### Task details
Transcribe all of the material exactly, except for its pictures.

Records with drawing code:

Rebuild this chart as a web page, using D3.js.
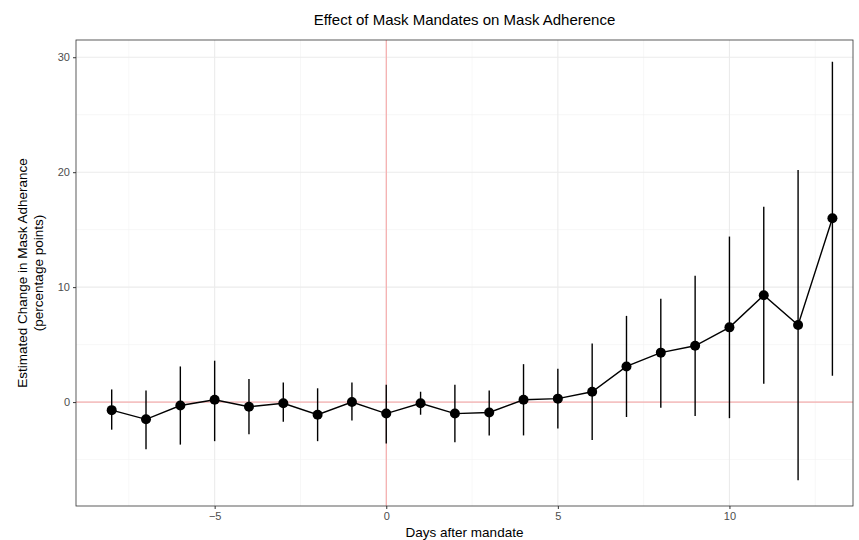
<!DOCTYPE html>
<html><head><meta charset="utf-8">
<script src="https://cdn.jsdelivr.net/npm/d3@7"></script>
<style>body{margin:0;background:#fff}text{font-family:"Liberation Sans",Arial,sans-serif}</style>
</head><body><svg id="chart" width="859" height="540"></svg>
<script>
const days = [-8,-7,-6,-5,-4,-3,-2,-1,0,1,2,3,4,5,6,7,8,9,10,11,12,13];
const estimates = [-0.7,-1.5,-0.3,0.2,-0.4,-0.1,-1.1,0.0,-1.0,-0.1,-1.0,-0.9,0.2,0.3,0.9,3.1,4.3,4.9,6.5,9.3,6.7,16.0];
const lower = [-2.4,-4.1,-3.7,-3.4,-2.8,-1.7,-3.4,-1.6,-3.6,-1.1,-3.5,-2.9,-2.9,-2.3,-3.3,-1.3,-0.5,-1.2,-1.4,1.6,-6.8,2.3];
const upper = [1.1,1.0,3.1,3.6,2.0,1.7,1.2,1.7,1.5,0.9,1.5,1.0,3.3,2.9,5.1,7.5,9.0,11.0,14.4,17.0,20.2,29.6];
const xTicks = [-5,0,5,10], xMinor = [-7.5,-2.5,2.5,7.5,12.5];
const yTicks = [0,10,20,30], yMinor = [-5,5,15,25];

const svg = d3.select("#chart");
const L = 76, R = 853, T = 40, B = 506;
const x = d3.scaleLinear().domain([-9.04, 13.6]).range([L, R]);
const y = d3.scaleLinear().domain([-9.04, 31.5]).range([B, T]);
const data = days.map((d, i) => ({ d, e: estimates[i], lo: lower[i], hi: upper[i] }));

const g = svg.append("g");
// grid
g.selectAll(".xm").data(xMinor).join("line").attr("x1", x).attr("x2", x).attr("y1", T).attr("y2", B).attr("stroke", "#f2f2f2").attr("stroke-width", 0.6);
g.selectAll(".ym").data(yMinor).join("line").attr("y1", y).attr("y2", y).attr("x1", L).attr("x2", R).attr("stroke", "#f2f2f2").attr("stroke-width", 0.6);
g.selectAll(".xg").data(xTicks).join("line").attr("x1", x).attr("x2", x).attr("y1", T).attr("y2", B).attr("stroke", "#ebebeb").attr("stroke-width", 1.1);
g.selectAll(".yg").data(yTicks).join("line").attr("y1", y).attr("y2", y).attr("x1", L).attr("x2", R).attr("stroke", "#ebebeb").attr("stroke-width", 1.1);
// reference lines
g.append("line").attr("x1", x(0)).attr("x2", x(0)).attr("y1", T).attr("y2", B).attr("stroke", "#f8a0a0");
g.append("line").attr("y1", y(0)).attr("y2", y(0)).attr("x1", L).attr("x2", R).attr("stroke", "#f8a0a0");
// error bars
g.selectAll(".eb").data(data).join("line").attr("x1", d => x(d.d)).attr("x2", d => x(d.d)).attr("y1", d => y(d.lo)).attr("y2", d => y(d.hi)).attr("stroke", "#000").attr("stroke-width", 1.4);
g.append("path").datum(data).attr("fill", "none").attr("stroke", "#000").attr("stroke-width", 1.4)
  .attr("d", d3.line().x(d => x(d.d)).y(d => y(d.e)));
g.selectAll(".pt").data(data).join("circle").attr("cx", d => x(d.d)).attr("cy", d => y(d.e)).attr("r", 5).attr("fill", "#000");
// border
g.append("rect").attr("x", L).attr("y", T).attr("width", R - L).attr("height", B - T).attr("fill", "none").attr("stroke", "#333").attr("stroke-width", 0.8);

// axes
const fmt = d => d < 0 ? "\u2212" + Math.abs(d) : d;
const xa = svg.append("g").attr("transform", `translate(0,${B})`).call(d3.axisBottom(x).tickValues(xTicks).tickSize(3).tickFormat(fmt));
const ya = svg.append("g").attr("transform", `translate(${L},0)`).call(d3.axisLeft(y).tickValues(yTicks).tickSize(3).tickFormat(fmt));
[xa, ya].forEach(a => { a.select(".domain").remove(); a.selectAll("line").attr("stroke", "#333"); a.selectAll("text").attr("fill", "#4d4d4d").style("font-size", "11px"); });

svg.append("text").attr("x", (L + R) / 2).attr("y", 25).attr("text-anchor", "middle").style("font-size", "15px").text("Effect of Mask Mandates on Mask Adherence");
svg.append("text").attr("x", (L + R) / 2).attr("y", 537).attr("text-anchor", "middle").style("font-size", "13.5px").text("Days after mandate");
const yl = svg.append("text").attr("transform", `translate(27,${(T + B) / 2}) rotate(-90)`).attr("text-anchor", "middle").style("font-size", "13.5px");
yl.append("tspan").attr("x", 0).attr("dy", 0).text("Estimated Change in Mask Adherance");
yl.append("tspan").attr("x", 0).attr("dy", 16).text("(percentage points)");
</script></body></html>
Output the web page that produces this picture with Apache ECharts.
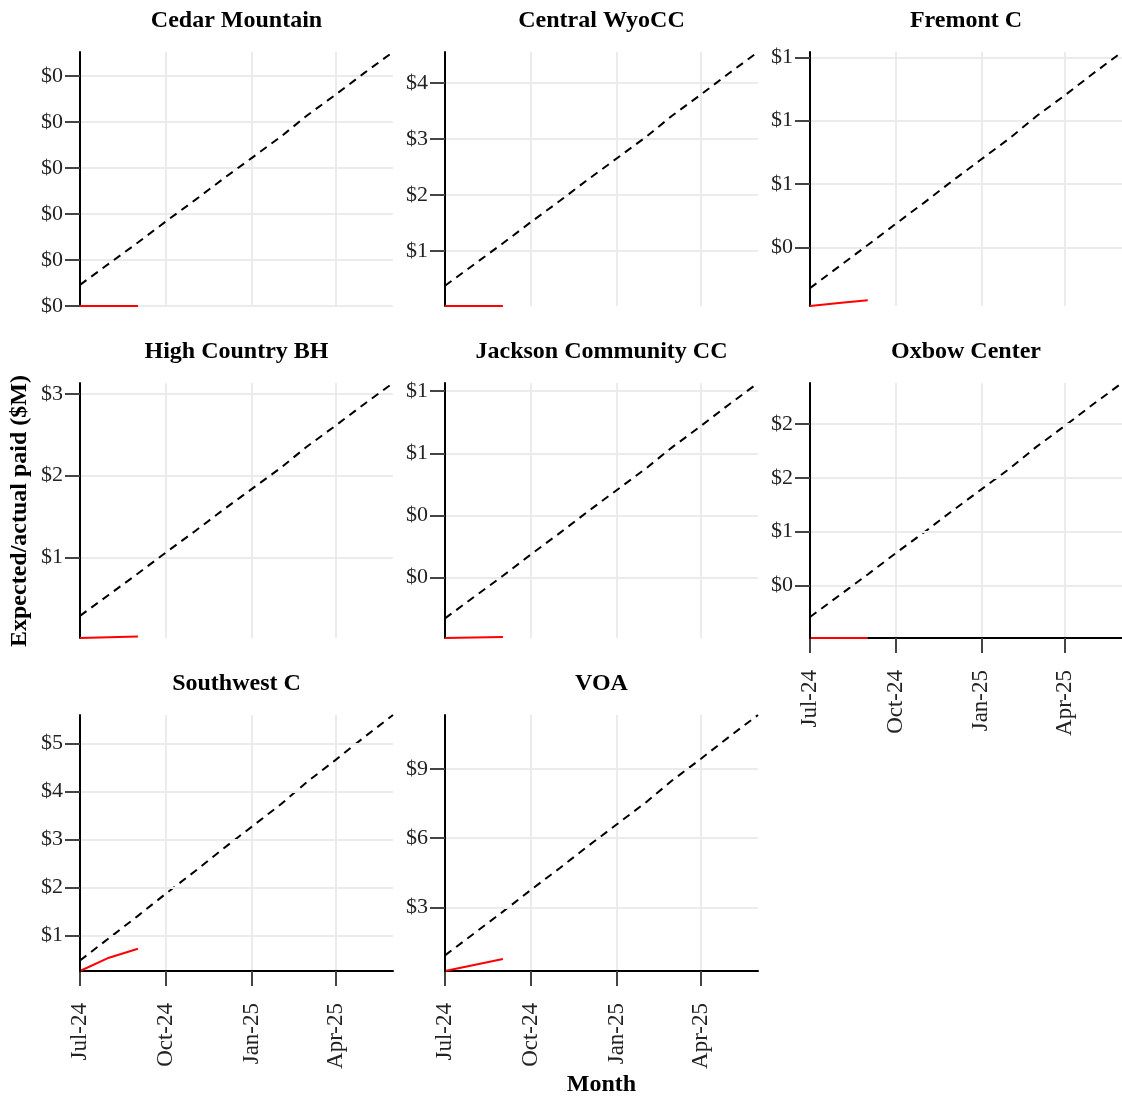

### Exercise output
Rebuild this chart as a web page, using D3.js.
<!DOCTYPE html>
<html><head><meta charset="utf-8">
<script src="https://cdn.jsdelivr.net/npm/d3@7"></script>
<style>body{margin:0;background:#fff}text{font-family:"Liberation Sans",Arial,sans-serif}</style>
</head><body><svg id="chart" width="859" height="540"></svg>
<script>
const days = [-8,-7,-6,-5,-4,-3,-2,-1,0,1,2,3,4,5,6,7,8,9,10,11,12,13];
const estimates = [-0.7,-1.5,-0.3,0.2,-0.4,-0.1,-1.1,0.0,-1.0,-0.1,-1.0,-0.9,0.2,0.3,0.9,3.1,4.3,4.9,6.5,9.3,6.7,16.0];
const lower = [-2.4,-4.1,-3.7,-3.4,-2.8,-1.7,-3.4,-1.6,-3.6,-1.1,-3.5,-2.9,-2.9,-2.3,-3.3,-1.3,-0.5,-1.2,-1.4,1.6,-6.8,2.3];
const upper = [1.1,1.0,3.1,3.6,2.0,1.7,1.2,1.7,1.5,0.9,1.5,1.0,3.3,2.9,5.1,7.5,9.0,11.0,14.4,17.0,20.2,29.6];
const xTicks = [-5,0,5,10], xMinor = [-7.5,-2.5,2.5,7.5,12.5];
const yTicks = [0,10,20,30], yMinor = [-5,5,15,25];

const svg = d3.select("#chart");
const L = 76, R = 853, T = 40, B = 506;
const x = d3.scaleLinear().domain([-9.04, 13.6]).range([L, R]);
const y = d3.scaleLinear().domain([-9.04, 31.5]).range([B, T]);
const data = days.map((d, i) => ({ d, e: estimates[i], lo: lower[i], hi: upper[i] }));

const g = svg.append("g");
// grid
g.selectAll(".xm").data(xMinor).join("line").attr("x1", x).attr("x2", x).attr("y1", T).attr("y2", B).attr("stroke", "#f2f2f2").attr("stroke-width", 0.6);
g.selectAll(".ym").data(yMinor).join("line").attr("y1", y).attr("y2", y).attr("x1", L).attr("x2", R).attr("stroke", "#f2f2f2").attr("stroke-width", 0.6);
g.selectAll(".xg").data(xTicks).join("line").attr("x1", x).attr("x2", x).attr("y1", T).attr("y2", B).attr("stroke", "#ebebeb").attr("stroke-width", 1.1);
g.selectAll(".yg").data(yTicks).join("line").attr("y1", y).attr("y2", y).attr("x1", L).attr("x2", R).attr("stroke", "#ebebeb").attr("stroke-width", 1.1);
// reference lines
g.append("line").attr("x1", x(0)).attr("x2", x(0)).attr("y1", T).attr("y2", B).attr("stroke", "#f8a0a0");
g.append("line").attr("y1", y(0)).attr("y2", y(0)).attr("x1", L).attr("x2", R).attr("stroke", "#f8a0a0");
// error bars
g.selectAll(".eb").data(data).join("line").attr("x1", d => x(d.d)).attr("x2", d => x(d.d)).attr("y1", d => y(d.lo)).attr("y2", d => y(d.hi)).attr("stroke", "#000").attr("stroke-width", 1.4);
g.append("path").datum(data).attr("fill", "none").attr("stroke", "#000").attr("stroke-width", 1.4)
  .attr("d", d3.line().x(d => x(d.d)).y(d => y(d.e)));
g.selectAll(".pt").data(data).join("circle").attr("cx", d => x(d.d)).attr("cy", d => y(d.e)).attr("r", 5).attr("fill", "#000");
// border
g.append("rect").attr("x", L).attr("y", T).attr("width", R - L).attr("height", B - T).attr("fill", "none").attr("stroke", "#333").attr("stroke-width", 0.8);

// axes
const fmt = d => d < 0 ? "\u2212" + Math.abs(d) : d;
const xa = svg.append("g").attr("transform", `translate(0,${B})`).call(d3.axisBottom(x).tickValues(xTicks).tickSize(3).tickFormat(fmt));
const ya = svg.append("g").attr("transform", `translate(${L},0)`).call(d3.axisLeft(y).tickValues(yTicks).tickSize(3).tickFormat(fmt));
[xa, ya].forEach(a => { a.select(".domain").remove(); a.selectAll("line").attr("stroke", "#333"); a.selectAll("text").attr("fill", "#4d4d4d").style("font-size", "11px"); });

svg.append("text").attr("x", (L + R) / 2).attr("y", 25).attr("text-anchor", "middle").style("font-size", "15px").text("Effect of Mask Mandates on Mask Adherence");
svg.append("text").attr("x", (L + R) / 2).attr("y", 537).attr("text-anchor", "middle").style("font-size", "13.5px").text("Days after mandate");
const yl = svg.append("text").attr("transform", `translate(27,${(T + B) / 2}) rotate(-90)`).attr("text-anchor", "middle").style("font-size", "13.5px");
yl.append("tspan").attr("x", 0).attr("dy", 0).text("Estimated Change in Mask Adherance");
yl.append("tspan").attr("x", 0).attr("dy", 16).text("(percentage points)");
</script></body></html>
Output the web page that produces this picture with Apache ECharts.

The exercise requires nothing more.